Sorry for confusing! I hope I can make that clear :Ok first I wanted to not use LM with setting the weights to zero, afterwords I found out it’s easier when I’m instead not using the flags and its working fine. So I don’t really have a problem here anymore. BUT the origin question was: why is client.py using an LM even though the weights are both set to zero? That must be the case because otherwise the outputs should be the same as they don’t really use the (different) LMs . Maybe it is bug OR I am missunderstanding the role of the LM_ALPHA and LM_BETA hyperparamters.

lissyx · August 15, 2019, 6:05pm

Can you explain thoroughly all your steps for testing LM_ALPHA and LM_BETA ? I might have got a clue while taking my shower …

SamahZaro · September 26, 2019, 1:37pm

@lissyx,
I have the same thing.
I trained my own non-English model using v.0.5.1. Setting alpha and beta to 0 when running evaluate.py generates different results on different language models on the same test data.

The only way that gives me unified results without language model was to assign scorer=None.

lissyx · September 26, 2019, 1:39pm

Can you share more context / examples of the variations ?

SamahZaro · September 29, 2019, 5:44pm

@lissyx, Context like what, I would like to help?

I am using special unicode characters in my transcript and alphabets. Which are different than the English alphabets.

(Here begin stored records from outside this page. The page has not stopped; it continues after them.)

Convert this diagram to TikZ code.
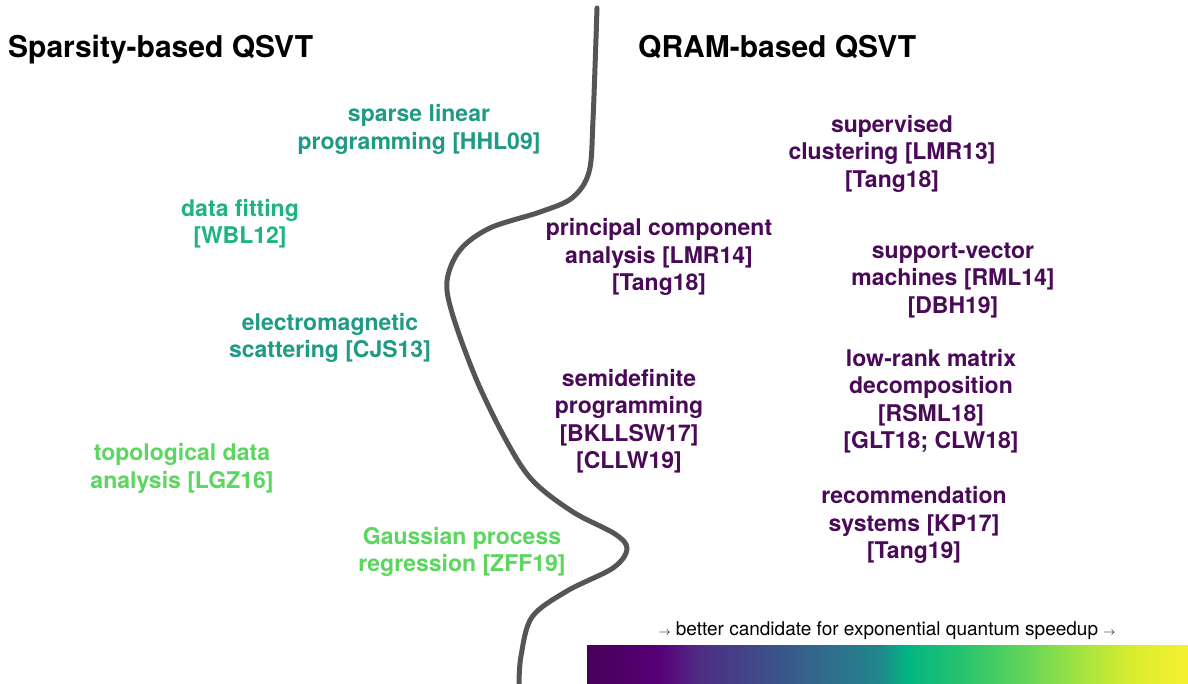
\documentclass[tikz,border=0pt]{standalone}
\usepackage{fontspec}
\setmainfont{TeX Gyre Heros}
\definecolor{tealA}{HTML}{1F9A84}
\definecolor{tealB}{HTML}{1DB480}
\definecolor{greenA}{HTML}{5BD65E}
\definecolor{purp}{HTML}{4A0A58}
\definecolor{curvegray}{HTML}{555555}
\definecolor{v0}{HTML}{480058}
\definecolor{v1}{HTML}{560078}
\definecolor{v2}{HTML}{4F2D84}
\definecolor{v3}{HTML}{3E4B89}
\definecolor{v4}{HTML}{2F6E8D}
\definecolor{v5}{HTML}{20868B}
\definecolor{v6}{HTML}{02B583}
\definecolor{v7}{HTML}{25C370}
\definecolor{v8}{HTML}{5CD35A}
\definecolor{v9}{HTML}{A3E342}
\definecolor{v10}{HTML}{D7EC2E}
\definecolor{v11}{HTML}{F5F12F}
\begin{document}
\begin{tikzpicture}[x=1pt,y=-1pt,
  lbl/.style={align=center, inner sep=0pt, font=\bfseries\fontsize{23}{27.5}\selectfont},
  ttl/.style={anchor=base west, inner sep=0pt, font=\bfseries\fontsize{30}{36}\selectfont},
  divider/.style={draw=curvegray, line width=5pt, line cap=round, line join=round}]
\fill[white] (0,0) rectangle (1188,684);
\useasboundingbox (0,0) rectangle (1188,684);

% titles
\node[ttl] (tleft) at (8,58) {Sparsity-based QSVT};
\node[ttl] (tright) at (638,58) {QRAM-based QSVT};

% dividing curve
\draw[divider] plot[smooth, tension=0.55] coordinates {
 (597,8) (593,120) (589,172) (572,198) (540,212) (490,228) (460,250) (447,281)
 (453,316) (477,381) (507,442) (533,481) (573,512) (615,534) (627,549)
 (613,568) (567,591) (532,617) (521,656) (519,684)};

% sparsity side
\node[lbl, text=tealA] (slp) at (419,129.5) {sparse linear\\programming [HHL09]};
\node[lbl, text=tealB] (fit) at (240,223.5) {data fitting\\{}[WBL12]};
\node[lbl, text=tealA] (ems) at (330,338) {electromagnetic\\scattering [CJS13]};
\node[lbl, text=greenA] (tda) at (182,468.5) {topological data\\analysis [LGZ16]};
\node[lbl, text=greenA] (gpr) at (462,552) {Gaussian process\\regression [ZFF19]};

% QRAM side
\node[lbl, text=purp] (sup) at (892,153.5) {supervised\\clustering [LMR13]\\{}[Tang18]};
\node[lbl, text=purp] (pca) at (659,257) {principal component\\analysis [LMR14]\\{}[Tang18]};
\node[lbl, text=purp] (svm) at (953,280.5) {support-vector\\machines [RML14]\\{}[DBH19]};
\node[lbl, text=purp] (sdp) at (629,421) {semidefinite\\programming\\{}[BKLLSW17]\\{}[CLLW19]};
\node[lbl, text=purp] (lrm) at (931,401) {low-rank matrix\\decomposition\\{}[RSML18]\\{}[GLT18; CLW18]};
\node[lbl, text=purp] (rec) at (914,525) {recommendation\\systems [KP17]\\{}[Tang19]};

% colour bar
\shade[left color=v0, right color=v1] (587,645) rectangle (660,684);
\shade[left color=v1, right color=v2] (659.5,645) rectangle (700,684);
\shade[left color=v2, right color=v3] (699.5,645) rectangle (760,684);
\shade[left color=v3, right color=v4] (759.5,645) rectangle (830,684);
\shade[left color=v4, right color=v5] (829.5,645) rectangle (880,684);
\shade[left color=v5, right color=v6] (879.5,645) rectangle (907,684);
\shade[left color=v6, right color=v7] (906.5,645) rectangle (960,684);
\shade[left color=v7, right color=v8] (959.5,645) rectangle (1020,684);
\shade[left color=v8, right color=v9] (1019.5,645) rectangle (1080,684);
\shade[left color=v9, right color=v10] (1079.5,645) rectangle (1130,684);
\shade[left color=v10, right color=v11] (1129.5,645) rectangle (1188,684);

\node[anchor=base, inner sep=0pt, font=\fontsize{19}{22}\selectfont] (cap) at (887,635)
  {{\fontsize{13}{13}\selectfont$\rightarrow$} better candidate for exponential quantum speedup {\fontsize{13}{13}\selectfont$\rightarrow$}};
\end{tikzpicture}
\end{document}
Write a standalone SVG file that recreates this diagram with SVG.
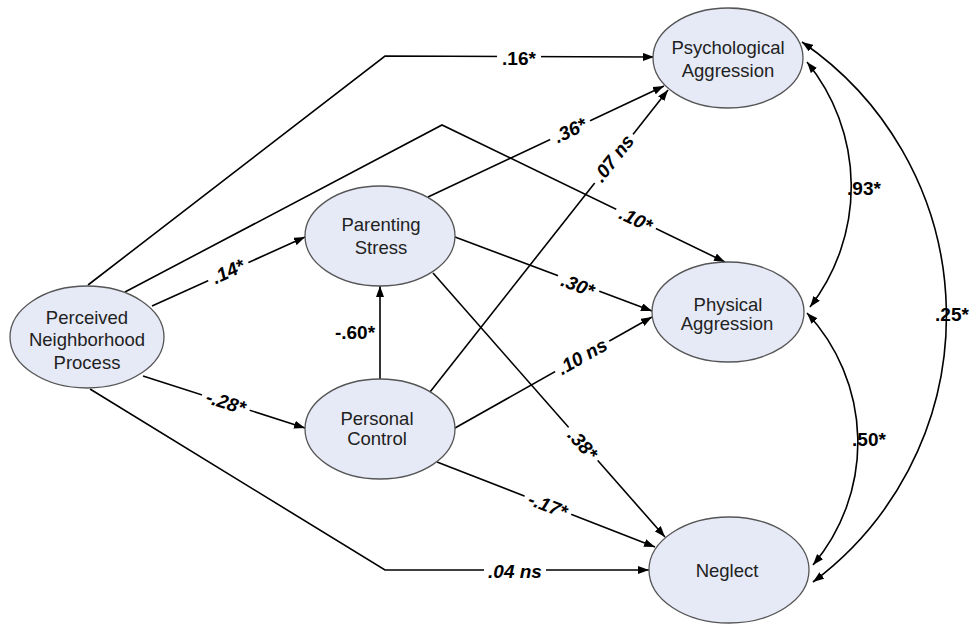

I have tested with two different language models, each was tested using:

default values: lm_alpha=0.75 and lm_beta=1.85, results were acceptable where each word in the decoded results belongs to the used language model.
then each was tested with lm_alpha=0 and lm_beta=0, decoded words were belongs only to the used language model. Different language models generate different results.
tested by removing ‘scorer’ line from ‘evaluate.py’ code and putting ‘scorer=None’ instead. Different language models generate same results. Decoded words not necessarily belong to any of the used language models. However, this method needs a lot of time.

Then, I tested with a language model that is not related to my work and data. I used the paths of one of the provided English LMs, binary and trie. Assigning 0 to lm_alpha and lm_beta generates unaccepted results.

SamahZaro · September 28, 2019, 10:53am

Could you help me in the best way to disable using of language model in the final decoding results?

I am using v.0.5.1
I tested the above using evaluate.py besides doing single shot inference from DeepSpeech.py

lissyx · September 29, 2019, 10:03am

I don’t see the point here.

Please, share examples.

Could you explain the usecase here ? Are you trying to achieve something ? Or just debugging the different results when LM weights are 0 ?

“garbage unaccepted results”, again, it would be nice that you share examples …

Without anything that we can reproduce on our side, it’s going to be complicated to fix.

reuben · September 29, 2019, 12:35pm

Setting lm_alpha and lm_beta to 0 is not a suitable way to disable LM scoring. As some have already mentioned here, the clients only enable the LM if you pass the flags. As for the Python code, just pass scorer=None to the decoder calls.

SamahZaro · September 29, 2019, 5:53pm

run_singleshot_clean_final_v3.sh data/recorded/po6vfbxbnyduz0k9.wav

with --lm_alpha 0.75 --lm_beta 1.85:

ءَلَيهِم وَيَتُووبِ عَلَيهِم وَللَدِيييين

with --lm_alpha 0 --lm_beta 0:

ءَلَيهِم جَيلَ زُوو فِعَلَيهِم وَلَلءِيين

with scorer=None:

ءَلَيهِم جَيمَڧزُوو بِعَلَيهِم وَلَڟڟَآآللِيييين

Those are right-to-left, however they are special characters which are not readable anyway

I just need to test my model without any language model, and not restricting to any bag of words. The second option was not satisfying for me regarding the generated results and seems not discarding the LM/trie. The third option was very satisfying, but it is very slow.

Thank you.

SamahZaro · September 29, 2019, 6:01pm

Great, you confirmed what I saw in my tests’ results.
I am very satisfied with the results of scorer=None. But, it takes a long time to finish decoding. Instead of 00:30 when using scorer, 12:30 hours were needed using scorer=Noneon my test data. I am using the default --beam_width value.

Any help in this would be much appreciated.
Thank you @reuben

lissyx · September 29, 2019, 6:46pm

This is just one result. Having different results depending on the values of alpha and beta is expected. So far, it seems you imply that over subsequent runs with 0.0 for both values, you get different decoding. This is what I’m curious about.

The LM and trie have a play in the speed of the decoding, that’s expected. Try reducing the beam width.